We took a broad interpretation of data empowerment for the open call. This was mainly because the Fund was originally intended to support a diverse range of initiatives, as well as in recognition of data empowerment spanning legal, governance, technology, product, creative, policy and other disciplines.

Using Ada Lovelace Institute’s framework for participation in data stewardship, we reflected that many of the initiatives encountered by the Fund sought to enable people to make decisions about data themselves, or be directly involved in its collection, use and sharing, rather than simply be kept informed about it.

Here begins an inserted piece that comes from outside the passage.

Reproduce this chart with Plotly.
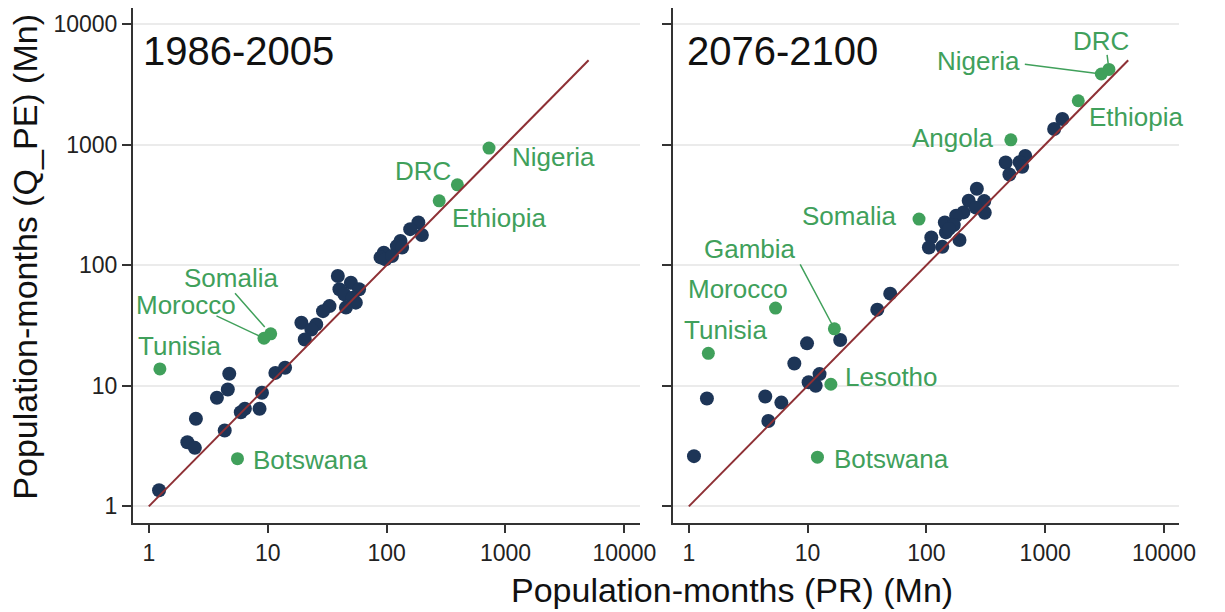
import numpy as np
import plotly.graph_objects as go

# ---------------- data (population-months, millions) ----------------
# 1986-2005: countries without a label
base_pr = [1.22, 2.11, 2.44, 2.49, 3.74, 4.62, 4.75, 4.35, 5.94, 6.43, 8.54, 8.95, 11.6, 14.0,
           185, 158, 198, 131, 122, 135, 94.8, 89, 97.9, 111,
           38.9, 50.1, 40.1, 58.7, 44.1, 51.8, 55.1, 45.5, 33.1, 29.2, 19.2, 25.6, 23.3, 20.5]
base_qpe = [1.36, 3.40, 3.06, 5.33, 7.96, 9.33, 12.6, 4.26, 6.04, 6.45, 6.45, 8.77, 12.8, 14.1,
            226, 199, 178, 159, 144, 140, 127, 116, 112, 119,
            81.3, 71.6, 63.1, 63.1, 57.3, 53.8, 48.9, 44.5, 45.8, 41.6, 33.3, 32.3, 29.3, 24.2]

# 1986-2005: highlighted countries
base_names = ["Nigeria", "DRC", "Ethiopia", "Somalia", "Morocco", "Tunisia", "Botswana"]
base_hl_pr = [727, 394, 277, 10.6, 9.31, 1.24, 5.57]
base_hl_qpe = [935, 464, 342, 27.0, 24.8, 13.8, 2.49]

# 2076-2100: countries without a label
fut_pr = [1.105, 1.42, 4.40, 4.67, 6.01, 7.73, 9.89, 10.2, 11.7, 12.6, 18.8, 38.6, 49.6,
          266, 227, 307, 310, 261, 205, 178, 143, 170, 110, 105, 136, 190, 146, 155,
          465, 680, 610, 500, 640, 1190, 1395]
fut_qpe = [2.61, 7.84, 8.15, 5.11, 7.26, 15.3, 22.5, 10.7, 10.0, 12.5, 24.0, 42.8, 58.1,
           430, 342, 340, 272, 300, 274, 257, 226, 215, 170, 140, 142, 162, 187, 200,
           711, 805, 715, 565, 655, 1347, 1630]

# 2076-2100: highlighted countries
fut_names = ["DRC", "Nigeria", "Ethiopia", "Angola", "Somalia", "Gambia",
             "Morocco", "Tunisia", "Lesotho", "Botswana"]
fut_hl_pr = [3440, 2970, 1900, 514, 86.7, 16.8, 5.37, 1.46, 15.7, 12.1]
fut_hl_qpe = [4200, 3850, 2310, 1096, 241, 29.7, 44.1, 18.6, 10.3, 2.56]

# 1:1 reference line
ref_line = [1, 5000]

periods = ["1986-2005", "2076-2100"]
tick_vals = [1, 10, 100, 1000, 10000]
tick_text = ["1", "10", "100", "1000", "10000"]

# ---------------- styling ----------------
FONT = "Liberation Sans, Arial, Helvetica, sans-serif"
NAVY = "#1d3557"
GREEN = "#40a05b"
MAROON = "#8e3035"
AXIS = "#333333"
W, H = 1225, 612

# label placement around each highlighted point (pixels; dy positive = down)
base_label_pos = {
    "Nigeria": dict(anchor="left", dx=21, dy=9),
    "DRC": dict(anchor="right", dx=-4, dy=-14),
    "Ethiopia": dict(anchor="left", dx=11, dy=17),
    "Somalia": dict(anchor="center", dx=-40, dy=-56, tail=(-37, -42), standoff=9),
    "Morocco": dict(anchor="center", dx=-78, dy=-33, tail=(-49, -23), standoff=4),
    "Tunisia": dict(anchor="center", dx=20, dy=-23),
    "Botswana": dict(anchor="left", dx=14, dy=1),
}
fut_label_pos = {
    "DRC": dict(anchor="center", dx=-8, dy=-28, tail=(-2, -16), standoff=6),
    "Nigeria": dict(anchor="center", dx=-123, dy=-13, tail=(-78, -10), standoff=4),
    "Ethiopia": dict(anchor="left", dx=9, dy=16),
    "Angola": dict(anchor="right", dx=-16, dy=-2),
    "Somalia": dict(anchor="right", dx=-21, dy=-3),
    "Gambia": dict(anchor="center", dx=-84, dy=-80, tail=(-35, -66), standoff=4),
    "Morocco": dict(anchor="center", dx=-38, dy=-19),
    "Tunisia": dict(anchor="center", dx=17, dy=-23),
    "Lesotho": dict(anchor="left", dx=12, dy=-7),
    "Botswana": dict(anchor="left", dx=15, dy=2),
}

fig = go.Figure()

panels = [
    ("x", "y", base_pr, base_qpe, base_names, base_hl_pr, base_hl_qpe, base_label_pos),
    ("x2", "y2", fut_pr, fut_qpe, fut_names, fut_hl_pr, fut_hl_qpe, fut_label_pos),
]

for xr, yr, pr, qpe, names, hpr, hqpe, lpos in panels:
    fig.add_trace(go.Scatter(x=pr, y=qpe, xaxis=xr, yaxis=yr, mode="markers",
                             marker=dict(size=14, color=NAVY, line=dict(width=0)),
                             showlegend=False, hoverinfo="skip", cliponaxis=False))
    fig.add_trace(go.Scatter(x=hpr, y=hqpe, xaxis=xr, yaxis=yr, mode="markers",
                             marker=dict(size=13, color=GREEN, line=dict(width=0)),
                             showlegend=False, text=names, cliponaxis=False))
    fig.add_trace(go.Scatter(x=ref_line, y=ref_line, xaxis=xr, yaxis=yr, mode="lines",
                             line=dict(color=MAROON, width=2), showlegend=False,
                             hoverinfo="skip"))
    for name, xv, yv in zip(names, hpr, hqpe):
        spec = lpos[name]
        fig.add_annotation(x=np.log10(xv), y=np.log10(yv), xref=xr, yref=yr,
                           text=name, showarrow=False, xanchor=spec["anchor"],
                           yanchor="middle", xshift=spec["dx"], yshift=-spec["dy"],
                           font=dict(family=FONT, size=26, color=GREEN))
        if "tail" in spec:
            tx, ty = spec["tail"]
            fig.add_annotation(x=np.log10(xv), y=np.log10(yv), xref=xr, yref=yr,
                               text="", showarrow=True, ax=tx, ay=ty,
                               arrowhead=0, arrowwidth=1.5, arrowcolor=GREEN,
                               standoff=spec["standoff"])

# panel titles
for xp, txt in zip([143 / W, 694 / W], periods):
    fig.add_annotation(x=xp, y=1 - 51 / H, xref="paper", yref="paper", text=txt,
                       showarrow=False, xanchor="left", yanchor="middle",
                       font=dict(family=FONT, size=40, color="#111111"))

# axis titles
fig.add_annotation(x=25 / W, y=1 - 257 / H, xref="paper", yref="paper",
                   text="Population-months (Q_PE) (Mn)", textangle=-90,
                   showarrow=False, xanchor="center", yanchor="middle",
                   font=dict(family=FONT, size=34, color="#111111"))
fig.add_annotation(x=742 / W, y=1 - 590 / H, xref="paper", yref="paper",
                   text="Population-months (PR) (Mn)",
                   showarrow=False, xanchor="center", yanchor="middle",
                   font=dict(family=FONT, size=34, color="#111111"))

log_range = [-0.135, 4.13]
common_x = dict(type="log", range=log_range, tickvals=tick_vals, ticktext=tick_text,
                ticks="outside", ticklen=9, tickwidth=1.5, tickcolor=AXIS,
                showline=True, linecolor=AXIS, linewidth=1.5, showgrid=False,
                zeroline=False, tickfont=dict(family=FONT, size=23, color="#222222"))
common_y = dict(type="log", range=log_range, tickvals=tick_vals, ticktext=tick_text,
                ticks="outside", ticklen=9, tickwidth=1.5, tickcolor=AXIS,
                showline=True, linecolor=AXIS, linewidth=1.5, showgrid=True,
                gridcolor="#ebebeb", gridwidth=1.5, zeroline=False,
                tickfont=dict(family=FONT, size=23, color="#222222"))

y_dom = [1 - 522.7 / H, 1 - 8.3 / H]
fig.update_layout(
    width=W, height=H, margin=dict(l=0, r=0, t=0, b=0),
    paper_bgcolor="white", plot_bgcolor="white",
    font=dict(family=FONT),
    xaxis=dict(domain=[134.5 / W, 648.3 / W], anchor="y", **common_x),
    xaxis2=dict(domain=[681.7 / W, 1195 / W], anchor="y2", **common_x),
    yaxis=dict(domain=y_dom, anchor="x", **common_y),
    yaxis2=dict(domain=y_dom, anchor="x2", **common_y),
)
fig.update_yaxes(showticklabels=False, selector=dict(anchor="x2"))

fig.write_html("out.html")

A framework for participation in data stewardship, Ada Lovelace Institute
A framework for participation in data stewardship, Ada Lovelace Institute

Anecdotally, we observed many of the methods represented in Connected by Data’s catalogue of methods that can be used to engage communities in data governance in the initiatives we encountered.

 

Going forward

The significant interest in the Fund reflects the demand for funding to support the application of data empowerment, as well as the scale of experimentation being undertaken around the world.

Beyond funding, the initiatives we encountered also expressed demand for capacity building, technical assistance and policy advocacy, as well as the opportunity to connect with others pursuing similar goals.

We hope this analysis contributes to the emerging understanding of data empowerment, and why, how and where it is practiced.